A HOME OFFICE minister has defended a move to transfer 400 asylum seekers in Glasgow into hotels in the wake of the Park Inn knife attack saying it was for "safety reasons".

Chris Philp spoke as questions were raised in the House of Commons after it emerged that before attack on Friday, the Mears Group, which has the Home Office contract to house asylum seekers in Glasgow had been heavily criticised for its decision to move around 400 in Glasgow. 

It claimed it was necessary because of problems securing lets during the lockdown, which campaigners say had put the physical and mental health of asylum seekers at risk.

Six people were stabbed,  including 42-year-old Constable David Whyte - and the attacker Badreddin Abadlla Adam was shot dead by police in the incident at the Park Inn hotel in West George Street on Friday.

READ MORE: Call for independent inquiry into treatment of asylum seekers in Glasgow after Park Inn attack

Mr Philp said:  "Glasgow accommodates slightly over 5000 asylum seekers...and during the coronavirus epideemic over the last three months or so, of the service users, only two have tested positive for coronavirus. Both have fully recovered.  And amongst those people in hotels, there has not been a single confirmed case of coronavirus.

"So the steps being taken to safeguard the public and safeguard asylum seekers in particular have been successful."

She said the plan was to move them asylum seekers out of the hotels and into "more mainstream accommodation as quickly as possible".

He said that was "always the intention".

Mr Philp said the hotels the asylum seekers were move into were "good quality" and that Park Inn was three star Radisson accommodation adding: "It was a good hotel."

Mears, insisted on Wednesday, two days before the Park Inn attack it had kept people safe from Covid-19, claiming the “unprecedented arrangements” it made during the pandemic are “proving effective”.

Mears first came under scrutiny after the death of Adnan Olbeh, a Syrian asylum seeker who was found dead in a room in McLay's Hotel, Glasgow last month.

Mr Philp's comment came after Alison Thewliss, the SNP Glasgow Central MP called for an inquiry in the Commons in the wake of the attack about shifting asylum seekers into hotels without consultation.

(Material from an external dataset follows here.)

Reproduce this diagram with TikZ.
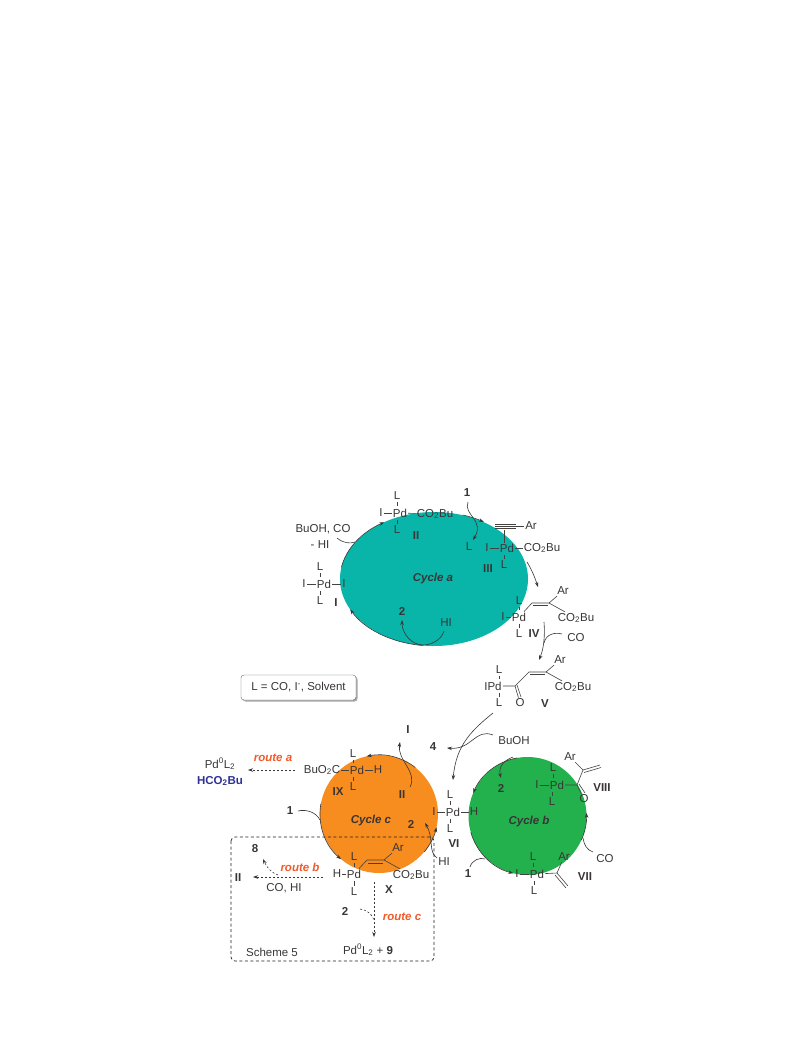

She asked the minister if he would apologise for "a saga which has heaped trauma on vulnerable people in Glasgow and across the UK".

Protests were held on Glasgow’s streets during lockdown to protest at the treatment of asylum seekers in the hotels, left with no money and complains over the quality of food.

On Wednesday, last week, No Evictions Glasgow accused "far-right groups" of trying to "hi-jack" their peaceful demonstration.

A lack of social distancing, poor-quality food and no drinking water were reported by those staying at hotels after weekly financial support was removed.

On Wednesday, last week,  Mears, said it did not recognise some of the concerns and said there was a “disconnect” between the worries of some campaigners and what they were being told from those in hotels.

Mears, which was awarded the £1bn government contract in 2019,  admitted it was a “blanket decision” to move all asylum seekers out of their homes into hotels in March after lockdown was announced.

And after a media briefing on Wednesday,  a spokesperson for Mears stated that chief operating officer, John Taylor had been wrong to state that assessments were not carried out prior to moving asylum seekers into hotels.

Mears have referred all requests for comment to the Home Office.